Consider a typical finite difference application:
// assuming T_size > 2
void process_T(double *T0, double *T, const int &T_size, bool periodic) {
  for (int i = 0; i < T_size; ++i) {
    double sum = 0;
    double base = T0[i];
    if (i > 0) sum += (T0[i-1]-base);
    if (i < 0) sum += (T0[i+1]-base);
    if (periodic) { 
       if (i == 0) sum += (T0[T_size-1]-base);
       if (i == T_size-1) sum += (T0[0]-base);
    } else {
      if (i == 1 || i == T_size-1) sum += 0.5*(T0[i-1]-base);
      if (i == 0 || i == T_size-2) sum += 0.5*(T0[i+1]-base);
    }
    T[i] = T0[i] + sum * 0.08; // where 0.08 is some magic number
  }
}
The check for periodic is loop-invariant, but since is only known at run-time, the conditional check cost is incurred everytime.
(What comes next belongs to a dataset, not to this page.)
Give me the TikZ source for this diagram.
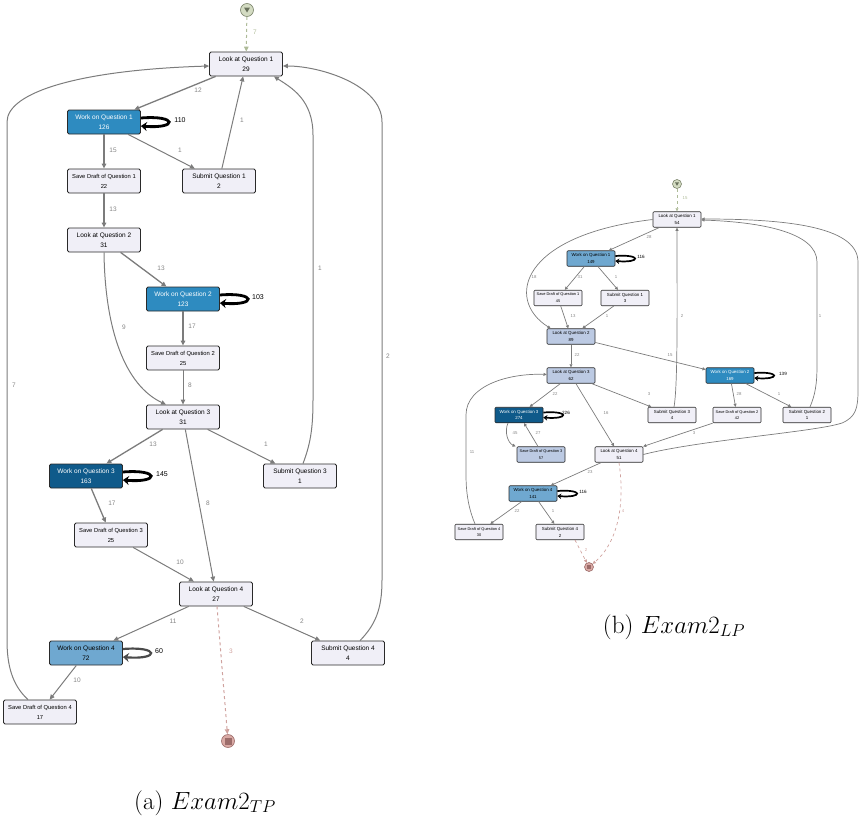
\documentclass[tikz,border=0pt]{standalone}
\usepackage{fontspec}
\usepackage{tikz}
\usetikzlibrary{arrows.meta}
\newfontfamily\nodesans{Liberation Sans}
\definecolor{ink}{HTML}{2A2A2A}
\definecolor{actbg}{HTML}{F0EFF7}
\definecolor{qpale}{HTML}{BCCAE3}
\definecolor{qmid}{HTML}{6FA8D0}
\definecolor{qblue}{HTML}{2E8BC0}
\definecolor{qdark}{HTML}{0F5A8A}
\definecolor{edgegray}{HTML}{7C7C7C}
\definecolor{lblgray}{HTML}{858585}
\definecolor{startgreen}{HTML}{AEBB98}
\definecolor{startbg}{HTML}{D3DBC2}
\definecolor{endpink}{HTML}{CFA29E}
\definecolor{endbg}{HTML}{D9A9A4}
\definecolor{endmark}{HTML}{9C6C6A}
\newcommand\actfont{\nodesans\fontsize{6.5}{10}\selectfont}
\newcommand\draftfont{\nodesans\fontsize{5.8}{10}\selectfont}
\newcommand\sactfont{\nodesans\fontsize{4.4}{6.8}\selectfont}
\newcommand\sdraftfont{\nodesans\fontsize{3.9}{6.8}\selectfont}
\tikzset{
  act/.style={draw=ink,fill=actbg,line width=0.8pt,rounded corners=1.5pt,
              minimum width=73pt,minimum height=24pt,inner sep=0pt,
              align=center,font=\actfont},
  draft/.style={act,font=\draftfont},
  sact/.style={draw=ink,fill=actbg,line width=0.6pt,rounded corners=1pt,
               minimum width=48pt,minimum height=15.5pt,inner sep=0pt,
               align=center,font=\sactfont},
  sdraft/.style={sact,font=\sdraftfont},
  flow/.style={-{Triangle[length=5pt,width=4.5pt]},draw=edgegray,
               line width=1pt},
  sflow/.style={-{Triangle[length=3.2pt,width=3pt]},draw=edgegray,
                line width=0.7pt},
  loopy/.style={-{Stealth[length=6pt,width=9pt]},line width=2.8pt,draw=black},
  sloopy/.style={-{Stealth[length=4pt,width=5.5pt]},line width=1.7pt,
                 draw=black},
  cnt/.style={font=\nodesans\fontsize{6.5}{7}\selectfont,text=lblgray,
              inner sep=0pt},
  scnt/.style={font=\nodesans\fontsize{4.3}{5}\selectfont,text=lblgray,
               inner sep=0pt},
  hotcnt/.style={cnt,text=black,font=\nodesans\fontsize{7}{8}\selectfont},
  shotcnt/.style={scnt,text=black,font=\nodesans\fontsize{4.6}{5}\selectfont},
  startcirc/.style={circle,draw=startgreen!70!black,fill=startbg,
                    line width=0.6pt,inner sep=0pt,minimum size=#1},
  endcirc/.style={circle,draw=endmark,fill=endbg,line width=0.6pt,
                  inner sep=0pt,minimum size=#1},
  enter/.style={flow,draw=startgreen,dashed},
  leave/.style={flow,draw=endpink,dashed},
  senter/.style={sflow,draw=startgreen,dashed},
  sleave/.style={sflow,draw=endpink,dashed}
}
\begin{document}
\begin{tikzpicture}[x=1pt,y=1pt]
  \useasboundingbox (0,0) rectangle (862,-822);

  % (a) Exam2_TP
  \node[startcirc=13pt] (start) at (247,-10) {};
  \fill[startgreen!60!black] (start.center) ++(-3pt,2.5pt) -- ++(6pt,0pt)
    -- ++(-3pt,-5pt) -- cycle;
  \node[act] (lq1) at (246,-64) {Look at Question 1\\29};
  \node[act,fill=qblue,text=white] (wq1) at (104,-122) {Work on Question 1\\126};
  \node[draft] (sd1) at (104,-181) {Save Draft of Question 1\\22};
  \node[act] (sq1) at (219,-181) {Submit Question 1\\2};
  \node[act] (lq2) at (104,-240) {Look at Question 2\\31};
  \node[act,fill=qblue,text=white] (wq2) at (183,-299) {Work on Question 2\\123};
  \node[draft] (sd2) at (183,-358) {Save Draft of Question 2\\25};
  \node[act] (lq3) at (183,-417) {Look at Question 3\\31};
  \node[act,fill=qdark,text=white] (wq3) at (86,-476) {Work on Question 3\\163};
  \node[act] (sq3) at (300,-476) {Submit Question 3\\1};
  \node[draft] (sd3) at (111,-535) {Save Draft of Question 3\\25};
  \node[act] (lq4) at (216,-594) {Look at Question 4\\27};
  \node[act,fill=qmid] (wq4) at (86,-653) {Work on Question 4\\72};
  \node[act] (sq4) at (348,-653) {Submit Question 4\\4};
  \node[draft] (sd4) at (40,-712) {Save Draft of Question 4\\17};
  \node[endcirc=13pt] (end) at (228,-741) {};
  \fill[endmark] ([shift={(-3.5pt,-3.5pt)}]end.center)
    rectangle ([shift={(3.5pt,3.5pt)}]end.center);

  \draw[enter] (start) -- (lq1);
  \draw[flow,line width=1.3pt] (lq1) -- (wq1);
  \draw[flow,line width=1.3pt] (wq1) -- (sd1);
  \draw[flow] (wq1) -- (sq1);
  \draw[flow] (sq1) -- (lq1);
  \draw[flow,line width=1.3pt] (sd1) -- (lq2);
  \draw[flow,line width=1.3pt] (lq2) -- (wq2);
  \draw[flow] (lq2.south) .. controls (105,-330) and (125,-385)
    .. ([xshift=-17pt]lq3.north);
  \draw[flow,line width=1.3pt] (wq2) -- (sd2);
  \draw[flow] (sd2) -- (lq3);
  \draw[flow,line width=1.3pt] (lq3) -- (wq3);
  \draw[flow] (lq3) -- (sq3);
  \draw[flow] (lq3) -- (lq4);
  \draw[flow,line width=1.3pt] (wq3) -- (sd3);
  \draw[flow] (sd3) -- (lq4);
  \draw[flow] (lq4) -- (wq4);
  \draw[flow] (lq4) -- (sq4);
  \draw[leave] (lq4) -- (end);
  \draw[flow] (wq4) -- (sd4);
  \draw[flow] ([xshift=3pt]sq3.north) .. controls (310,-445) and (313,-430)
    .. (313,-400) -- (313,-135) .. controls (313,-100) and (292,-88)
    .. ([xshift=-9pt]lq1.south east);
  \draw[flow] ([xshift=12pt]sq4.north) .. controls (375,-625) and (382,-610)
    .. (382,-580) -- (382,-122) .. controls (382,-85) and (320,-66)
    .. ([yshift=-2pt]lq1.east);
  \draw[flow] ([xshift=-12pt]sd4.north) .. controls (12,-685) and (7,-665)
    .. (7,-640) -- (7,-122) .. controls (7,-92) and (80,-70)
    .. ([yshift=-2pt]lq1.west);

  \draw[loopy] ([yshift=4pt]wq1.east) .. controls +(37pt,3pt) and +(37pt,-3pt)
    .. ([yshift=-4pt]wq1.east);
  \draw[loopy] ([yshift=4pt]wq2.east) .. controls +(37pt,3pt) and +(37pt,-3pt)
    .. ([yshift=-4pt]wq2.east);
  \draw[loopy] ([yshift=4pt]wq3.east) .. controls +(37pt,3pt) and +(37pt,-3pt)
    .. ([yshift=-4pt]wq3.east);
  \draw[loopy,line width=2.2pt,draw=ink!85] ([yshift=4pt]wq4.east)
    .. controls +(37pt,3pt) and +(37pt,-3pt) .. ([yshift=-4pt]wq4.east);

  \node[cnt,text=startgreen] (ca0) at (255,-32) {7};
  \foreach \px/\py/\t [count=\i] in {198/90/12, 113/150/15, 180/150/1,
      242/120/1, 113/209/13, 161/268/13, 124/327/9, 192/326/17, 190/385/8,
      320/268/1, 388/356/2, 14/385/7, 153/444/13, 266/444/1, 112/503/17,
      208/503/8, 180/562/10, 173/621/11, 302/621/2, 77/680/10}
    \node[cnt] (ca\i) at (\px,-\py) {\t};
  \node[cnt,text=endpink] (ca21) at (231,-651) {3};
  \node[hotcnt] (la1) at (180,-120) {110};
  \node[hotcnt] (la2) at (258,-297) {103};
  \node[hotcnt] (la3) at (162,-474) {145};
  \node[hotcnt] (la4) at (159,-651) {60};

  \node[font=\fontsize{25}{30}\selectfont] (capa) at (205,-803)
    {(a) $Exam2_{TP}$};

  % (b) Exam2_LP
  \node[startcirc=9pt] (rstart) at (677,-184) {};
  \fill[startgreen!60!black] (rstart.center) ++(-2pt,1.6pt) -- ++(4pt,0pt)
    -- ++(-2pt,-3.4pt) -- cycle;
  \node[sact] (rlq1) at (677,-219.5) {Look at Question 1\\54};
  \node[sact,fill=qmid] (rwq1) at (591,-258.5) {Work on Question 1\\149};
  \node[sdraft] (rsd1) at (558,-298) {Save Draft of Question 1\\45};
  \node[sact] (rsq1) at (625,-298) {Submit Question 1\\3};
  \node[sact,fill=qpale] (rlq2) at (571,-336.5) {Look at Question 2\\89};
  \node[sact,fill=qpale] (rlq3) at (571,-375.5) {Look at Question 3\\62};
  \node[sact,fill=qblue,text=white] (rwq2) at (730,-375.5)
    {Work on Question 2\\169};
  \node[sact,fill=qdark,text=white] (rwq3) at (519,-415)
    {Work on Question 3\\274};
  \node[sact] (rsq3) at (672,-415) {Submit Question 3\\4};
  \node[sdraft] (rsd2) at (737,-415) {Save Draft of Question 2\\42};
  \node[sact] (rsq2) at (807,-415) {Submit Question 2\\1};
  \node[sdraft,fill=qpale] (rsd3) at (541,-454.5) {Save Draft of Question 3\\57};
  \node[sact] (rlq4) at (619,-454.5) {Look at Question 4\\51};
  \node[sact,fill=qmid] (rwq4) at (533,-493.5) {Work on Question 4\\141};
  \node[sdraft] (rsd4) at (479,-532) {Save Draft of Question 4\\30};
  \node[sact] (rsq4) at (560,-532) {Submit Question 4\\2};
  \node[endcirc=9pt] (rend) at (589,-567) {};
  \fill[endmark] ([shift={(-2.3pt,-2.3pt)}]rend.center)
    rectangle ([shift={(2.3pt,2.3pt)}]rend.center);

  \draw[senter] (rstart) -- (rlq1);
  \draw[sflow] (rlq1) -- (rwq1);
  \draw[sflow] (rwq1) -- (rsd1);
  \draw[sflow] (rwq1) -- (rsq1);
  \draw[sflow] (rlq1.west) .. controls (520,-235) and (505,-300)
    .. ([xshift=4pt]rlq2.north west);
  \draw[sflow] (rsd1) -- (rlq2);
  \draw[sflow] (rsq1) -- (rlq2);
  \draw[sflow] ([xshift=2pt]rsq3.north) .. controls (678,-385) and (677,-300)
    .. (rlq1.south);
  \draw[sflow] ([xshift=3pt]rsq2.north) .. controls (815,-395) and (817,-385)
    .. (817,-365) -- (817,-262) .. controls (817,-232) and (760,-222)
    .. ([yshift=-0.5pt]rlq1.east);
  \draw[sflow] (rlq4.east) .. controls (700,-440) and (815,-432)
    .. (842,-423) .. controls (856,-417) and (858,-408) .. (858,-390)
    -- (858,-262) .. controls (858,-225) and (780,-219)
    .. ([yshift=0.5pt]rlq1.east);
  \draw[sflow] (rlq2) -- (rlq3);
  \draw[sflow] (rlq2) -- (rwq2);
  \draw[sflow] (rlq3) -- (rwq3);
  \draw[sflow] (rlq3) -- (rsq3);
  \draw[sflow] (rlq3) -- (rlq4);
  \draw[sflow] (rwq2) -- (rsd2);
  \draw[sflow] (rwq2) -- (rsq2);
  \draw[sflow] (rsd2) -- (rlq4);
  \draw[sflow] ([xshift=-11pt]rwq3.south) .. controls (504,-432) and (508,-443)
    .. ([xshift=-1pt]rsd3.north west);
  \draw[sflow] ([xshift=-3pt]rsd3.north) -- ([xshift=5pt]rwq3.south);
  \draw[sflow] (rlq4) -- (rwq4);
  \draw[sflow] (rwq4) -- (rsd4);
  \draw[sflow] (rwq4) -- (rsq4);
  \draw[sflow] ([xshift=-4pt]rsd4.north) .. controls (470,-512) and (466,-497)
    .. (466,-475) -- (466,-415) .. controls (466,-385) and (510,-373)
    .. ([yshift=1pt]rlq3.west);
  \draw[sleave] ([xshift=15pt]rsq4.south) -- (rend);
  \draw[sleave] (rlq4.south) .. controls (626,-510) and (615,-545) .. (rend);

  \draw[sloopy] ([yshift=2.5pt]rwq1.east) .. controls +(26pt,2pt) and +(26pt,-2pt)
    .. ([yshift=-2.5pt]rwq1.east);
  \draw[sloopy] ([yshift=2.5pt]rwq2.east) .. controls +(26pt,2pt) and +(26pt,-2pt)
    .. ([yshift=-2.5pt]rwq2.east);
  \draw[sloopy] ([yshift=2.5pt]rwq3.east) .. controls +(26pt,2pt) and +(26pt,-2pt)
    .. ([yshift=-2.5pt]rwq3.east);
  \draw[sloopy] ([yshift=2.5pt]rwq4.east) .. controls +(26pt,2pt) and +(26pt,-2pt)
    .. ([yshift=-2.5pt]rwq4.east);

  \node[scnt,text=startgreen] (cb0) at (685,-198) {15};
  \foreach \px/\py/\t [count=\i] in {649/237/28, 534/277/18, 580/277/31,
      616/277/1, 573/316/13, 607/316/1, 682/316/2, 820/316/1, 577/355/22,
      670/355/15, 555/394/22, 649/394/3, 606/413/16, 739/394/28, 779/394/1,
      515/433/45, 538/433/27, 694/433/3, 472/452/11, 590/472/23, 517/511/22,
      553/511/1}
    \node[scnt] (cb\i) at (\px,-\py) {\t};
  \node[scnt,text=endpink] (cb23) at (586,-550) {2};
  \node[scnt,text=endpink] (cb24) at (623,-511) {4};
  \node[shotcnt] (lb1) at (641,-257) {116};
  \node[shotcnt] (lb2) at (783,-374) {139};
  \node[shotcnt] (lb3) at (566,-413) {226};
  \node[shotcnt] (lb4) at (583,-492) {116};

  \node[font=\fontsize{25}{30}\selectfont] (capb) at (674,-627)
    {(b) $Exam2_{LP}$};
\end{tikzpicture}
\end{document}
I could create a specialized function which assumes one of the cases, but it would be cumbersome to maintain the common base, especially in case of three-dimensional problem where it would grow to 8 functions (periodicity: none, x, y, z, xy, xz, yz, xyz) to consider all combinations.
Is it possible to solve this problem via metaprogramming?
P/S: can the branch predictor optimize this accordingly?